I think there already have been other people to criticize nationalism. They are more tactical. Zhang Ping tried to be tactical; you can see there are many things between the lines. But it’s also about timing. Timing is the most important. Still, even though he was fired, I don’t think he will endure further pressure from the government. Maybe after the Olympic Games, he will find a job, and go on doing what he always does. China now, even though there’s no freedom of expression and speech, is not so terrible as North Korea. So there’s some room!

CDT: How do you do think we can begin to bridge the cultural and political gaps between the West and China? What would be a first step?

Journalist: I think the first step is being willing to try to understand each other.

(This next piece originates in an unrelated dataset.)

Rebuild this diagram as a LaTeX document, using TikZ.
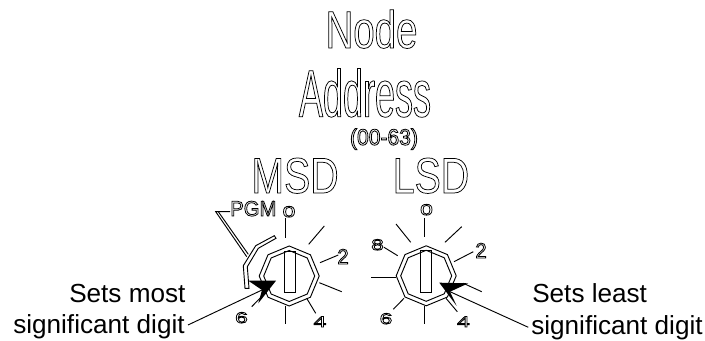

For Chinese media, they can do something to introduce more complicated understandings of Western society. In China, there is an inclination to oversimplify the Western image. As I’ve mentioned, people don’t know the difference between Western civil society and the government. Most Chinese know that, in Western democratic countries, there is a difference between Congress, the government and the courts. But how do they operate? How do they run? It’s still very simplified. I think Chinese public intellectuals should do more translation of works from Western society. But now that China is becoming over-commercialized, scholars don’t want to do the labor of translation, because it’s not very profitable.

For media, there’s always an inclination to decide the conclusion before you investigate enough facts. The same is true for Western media. If they really want to get the support from the ordinary people in China, I suggest that they do much more research. Finally, there is a demand, because of globalization. Before 2001, before it joined the WTO, China was still a very closed country. Its role was not so prominent in the world. But there has been a huge transition since, and now there’s a real demand for China and the rest of the world to re-recognize each other.